→ SUPPLIED MATERIAL:

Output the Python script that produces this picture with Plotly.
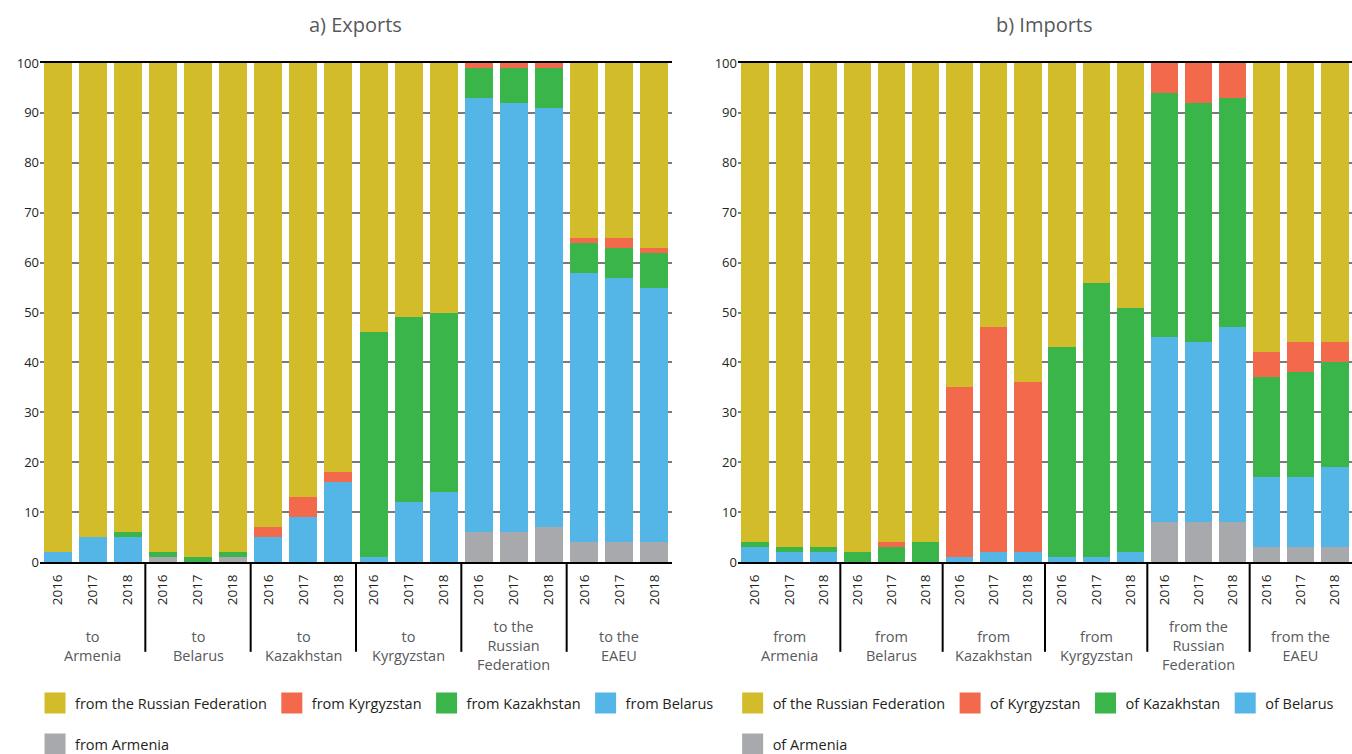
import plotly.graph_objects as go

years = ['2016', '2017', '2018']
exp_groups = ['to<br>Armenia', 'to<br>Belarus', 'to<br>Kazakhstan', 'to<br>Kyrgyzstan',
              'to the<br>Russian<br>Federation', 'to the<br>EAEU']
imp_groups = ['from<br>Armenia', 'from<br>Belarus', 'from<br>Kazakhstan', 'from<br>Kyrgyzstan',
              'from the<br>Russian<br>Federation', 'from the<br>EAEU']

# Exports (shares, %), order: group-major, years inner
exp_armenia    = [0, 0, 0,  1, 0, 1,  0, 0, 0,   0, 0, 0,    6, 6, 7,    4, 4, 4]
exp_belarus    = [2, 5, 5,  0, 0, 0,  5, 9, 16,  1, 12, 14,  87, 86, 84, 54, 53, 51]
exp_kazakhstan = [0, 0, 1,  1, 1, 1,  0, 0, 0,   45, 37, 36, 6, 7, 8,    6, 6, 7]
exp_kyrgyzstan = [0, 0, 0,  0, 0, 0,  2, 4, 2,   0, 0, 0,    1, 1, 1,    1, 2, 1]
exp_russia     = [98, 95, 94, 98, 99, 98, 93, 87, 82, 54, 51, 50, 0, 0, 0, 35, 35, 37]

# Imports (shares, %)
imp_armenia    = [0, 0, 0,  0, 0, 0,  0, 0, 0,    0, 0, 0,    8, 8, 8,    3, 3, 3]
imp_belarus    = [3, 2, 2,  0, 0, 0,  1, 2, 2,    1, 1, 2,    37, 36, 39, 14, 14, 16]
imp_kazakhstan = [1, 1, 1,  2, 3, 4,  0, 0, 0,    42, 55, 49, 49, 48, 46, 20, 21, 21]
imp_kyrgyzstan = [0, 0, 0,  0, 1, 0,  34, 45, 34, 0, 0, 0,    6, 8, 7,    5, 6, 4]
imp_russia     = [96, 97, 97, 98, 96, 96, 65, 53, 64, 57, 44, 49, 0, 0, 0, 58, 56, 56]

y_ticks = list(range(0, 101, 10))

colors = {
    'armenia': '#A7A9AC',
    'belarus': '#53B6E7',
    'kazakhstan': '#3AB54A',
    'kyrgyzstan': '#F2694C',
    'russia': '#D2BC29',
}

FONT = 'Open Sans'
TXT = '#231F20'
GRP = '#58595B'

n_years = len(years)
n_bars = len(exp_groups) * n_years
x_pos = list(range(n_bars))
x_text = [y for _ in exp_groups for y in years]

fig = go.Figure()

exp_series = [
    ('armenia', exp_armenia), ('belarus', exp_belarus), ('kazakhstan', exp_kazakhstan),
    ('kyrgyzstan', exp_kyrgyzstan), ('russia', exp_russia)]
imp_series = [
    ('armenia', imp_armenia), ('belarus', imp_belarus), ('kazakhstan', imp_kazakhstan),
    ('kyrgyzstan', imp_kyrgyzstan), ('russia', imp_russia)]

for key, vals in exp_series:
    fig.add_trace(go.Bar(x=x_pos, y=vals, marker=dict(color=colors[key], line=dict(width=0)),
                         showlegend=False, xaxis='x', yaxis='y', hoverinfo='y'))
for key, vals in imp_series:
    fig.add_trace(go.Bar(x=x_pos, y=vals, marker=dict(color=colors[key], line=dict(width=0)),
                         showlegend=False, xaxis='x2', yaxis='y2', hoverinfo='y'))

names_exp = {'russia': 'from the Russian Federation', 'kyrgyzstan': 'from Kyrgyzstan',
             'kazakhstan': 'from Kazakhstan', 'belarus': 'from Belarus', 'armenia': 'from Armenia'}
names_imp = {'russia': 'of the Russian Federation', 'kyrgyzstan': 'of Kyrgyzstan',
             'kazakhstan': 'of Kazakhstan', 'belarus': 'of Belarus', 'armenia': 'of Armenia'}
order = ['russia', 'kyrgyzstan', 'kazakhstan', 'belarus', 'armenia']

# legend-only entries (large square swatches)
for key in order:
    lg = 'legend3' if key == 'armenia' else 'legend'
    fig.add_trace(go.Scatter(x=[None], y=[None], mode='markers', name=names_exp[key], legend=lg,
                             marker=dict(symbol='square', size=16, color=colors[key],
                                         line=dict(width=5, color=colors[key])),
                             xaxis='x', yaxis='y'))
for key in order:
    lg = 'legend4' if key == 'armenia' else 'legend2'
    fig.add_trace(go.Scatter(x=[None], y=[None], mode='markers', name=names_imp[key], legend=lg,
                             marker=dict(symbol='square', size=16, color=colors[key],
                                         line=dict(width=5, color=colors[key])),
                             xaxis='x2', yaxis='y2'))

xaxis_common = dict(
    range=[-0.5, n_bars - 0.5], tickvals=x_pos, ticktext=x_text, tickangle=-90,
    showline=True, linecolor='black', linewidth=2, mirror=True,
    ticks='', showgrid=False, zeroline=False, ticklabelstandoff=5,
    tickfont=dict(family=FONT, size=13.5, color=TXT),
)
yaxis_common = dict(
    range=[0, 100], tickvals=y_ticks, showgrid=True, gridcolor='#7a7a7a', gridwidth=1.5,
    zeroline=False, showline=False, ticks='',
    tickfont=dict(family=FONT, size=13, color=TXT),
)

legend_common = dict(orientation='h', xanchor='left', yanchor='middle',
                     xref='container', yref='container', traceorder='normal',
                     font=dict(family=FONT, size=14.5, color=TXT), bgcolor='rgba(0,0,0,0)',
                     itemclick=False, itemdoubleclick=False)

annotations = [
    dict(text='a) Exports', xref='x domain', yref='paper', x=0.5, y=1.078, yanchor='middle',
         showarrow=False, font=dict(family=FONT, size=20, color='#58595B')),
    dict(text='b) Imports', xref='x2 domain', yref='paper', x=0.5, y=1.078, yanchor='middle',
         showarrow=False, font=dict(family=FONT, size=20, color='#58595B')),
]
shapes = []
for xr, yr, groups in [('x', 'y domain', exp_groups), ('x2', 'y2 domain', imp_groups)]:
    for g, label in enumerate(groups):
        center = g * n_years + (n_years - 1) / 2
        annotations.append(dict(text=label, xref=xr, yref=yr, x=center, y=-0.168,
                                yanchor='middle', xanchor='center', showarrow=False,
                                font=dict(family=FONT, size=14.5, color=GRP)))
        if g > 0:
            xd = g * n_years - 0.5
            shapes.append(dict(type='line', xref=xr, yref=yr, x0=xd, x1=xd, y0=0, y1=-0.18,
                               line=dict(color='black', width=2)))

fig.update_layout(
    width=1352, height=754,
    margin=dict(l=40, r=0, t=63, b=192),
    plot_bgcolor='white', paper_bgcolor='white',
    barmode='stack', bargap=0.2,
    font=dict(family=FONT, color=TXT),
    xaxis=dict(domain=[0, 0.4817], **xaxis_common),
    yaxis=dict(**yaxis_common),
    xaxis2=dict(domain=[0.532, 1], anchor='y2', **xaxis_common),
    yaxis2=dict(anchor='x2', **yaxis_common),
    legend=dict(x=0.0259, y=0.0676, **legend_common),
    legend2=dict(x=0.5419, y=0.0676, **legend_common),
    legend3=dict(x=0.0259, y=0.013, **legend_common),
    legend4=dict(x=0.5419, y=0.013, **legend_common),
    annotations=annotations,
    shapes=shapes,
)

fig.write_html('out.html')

→ THE TASK: Reproduce the data above word for word from its first line through the line that holds "the<br>Russian<br>Federation', 'from the<br>EAEU']", both ends included; skip pictures.

→ PROBLEM SOLUTION:
Output the Python script that produces this picture with Plotly.
import plotly.graph_objects as go

years = ['2016', '2017', '2018']
exp_groups = ['to<br>Armenia', 'to<br>Belarus', 'to<br>Kazakhstan', 'to<br>Kyrgyzstan',
              'to the<br>Russian<br>Federation', 'to the<br>EAEU']
imp_groups = ['from<br>Armenia', 'from<br>Belarus', 'from<br>Kazakhstan', 'from<br>Kyrgyzstan',
              'from the<br>Russian<br>Federation', 'from the<br>EAEU']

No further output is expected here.